━━━ Records to use
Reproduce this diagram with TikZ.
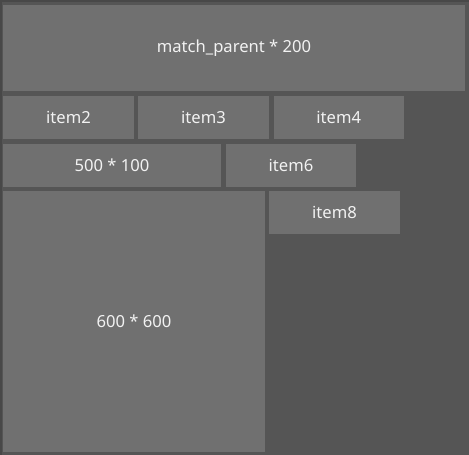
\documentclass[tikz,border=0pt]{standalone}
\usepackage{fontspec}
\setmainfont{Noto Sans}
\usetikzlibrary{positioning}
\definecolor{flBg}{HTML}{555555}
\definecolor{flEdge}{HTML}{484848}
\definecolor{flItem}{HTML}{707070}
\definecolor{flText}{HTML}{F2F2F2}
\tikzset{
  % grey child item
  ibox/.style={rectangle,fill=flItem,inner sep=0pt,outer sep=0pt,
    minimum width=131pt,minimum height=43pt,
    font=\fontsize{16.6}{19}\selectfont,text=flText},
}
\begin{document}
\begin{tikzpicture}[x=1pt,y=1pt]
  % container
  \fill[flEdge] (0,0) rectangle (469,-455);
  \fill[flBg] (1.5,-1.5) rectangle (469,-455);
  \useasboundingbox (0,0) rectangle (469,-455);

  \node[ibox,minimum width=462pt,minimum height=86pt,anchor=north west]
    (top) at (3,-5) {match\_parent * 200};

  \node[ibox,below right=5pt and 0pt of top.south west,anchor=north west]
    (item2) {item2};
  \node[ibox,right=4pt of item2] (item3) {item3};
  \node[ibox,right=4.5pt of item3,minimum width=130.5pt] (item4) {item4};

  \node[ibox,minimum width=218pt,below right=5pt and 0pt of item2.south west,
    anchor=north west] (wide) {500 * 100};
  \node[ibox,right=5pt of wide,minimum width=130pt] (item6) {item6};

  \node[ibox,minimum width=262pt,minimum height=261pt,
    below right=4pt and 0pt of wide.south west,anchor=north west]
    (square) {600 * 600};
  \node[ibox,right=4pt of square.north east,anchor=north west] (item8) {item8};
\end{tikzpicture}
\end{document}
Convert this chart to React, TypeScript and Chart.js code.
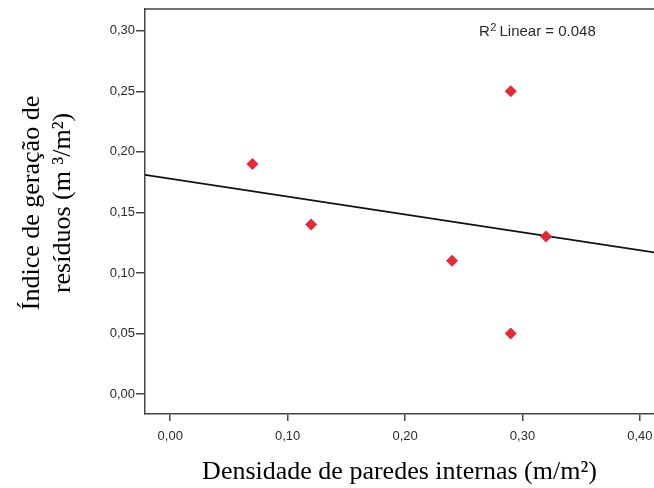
━━━━━━
• **Problem requirements**:
All the records need to be repeated exactly, with the images dropped.

• **Solution to the problem**:
Reproduce this diagram with TikZ.
\documentclass[tikz,border=0pt]{standalone}
\usepackage{fontspec}
\setmainfont{Noto Sans}
\usetikzlibrary{positioning}
\definecolor{flBg}{HTML}{555555}
\definecolor{flEdge}{HTML}{484848}
\definecolor{flItem}{HTML}{707070}
\definecolor{flText}{HTML}{F2F2F2}
\tikzset{
  % grey child item
  ibox/.style={rectangle,fill=flItem,inner sep=0pt,outer sep=0pt,
    minimum width=131pt,minimum height=43pt,
    font=\fontsize{16.6}{19}\selectfont,text=flText},
}
\begin{document}
\begin{tikzpicture}[x=1pt,y=1pt]
  % container
  \fill[flEdge] (0,0) rectangle (469,-455);
  \fill[flBg] (1.5,-1.5) rectangle (469,-455);
  \useasboundingbox (0,0) rectangle (469,-455);

  \node[ibox,minimum width=462pt,minimum height=86pt,anchor=north west]
    (top) at (3,-5) {match\_parent * 200};

  \node[ibox,below right=5pt and 0pt of top.south west,anchor=north west]
    (item2) {item2};
  \node[ibox,right=4pt of item2] (item3) {item3};
  \node[ibox,right=4.5pt of item3,minimum width=130.5pt] (item4) {item4};

  \node[ibox,minimum width=218pt,below right=5pt and 0pt of item2.south west,
    anchor=north west] (wide) {500 * 100};
  \node[ibox,right=5pt of wide,minimum width=130pt] (item6) {item6};

  \node[ibox,minimum width=262pt,minimum height=261pt,
    below right=4pt and 0pt of wide.south west,anchor=north west]
    (square) {600 * 600};
  \node[ibox,right=4pt of square.north east,anchor=north west] (item8) {item8};
\end{tikzpicture}
\end{document}
Convert this chart to React, TypeScript and Chart.js code.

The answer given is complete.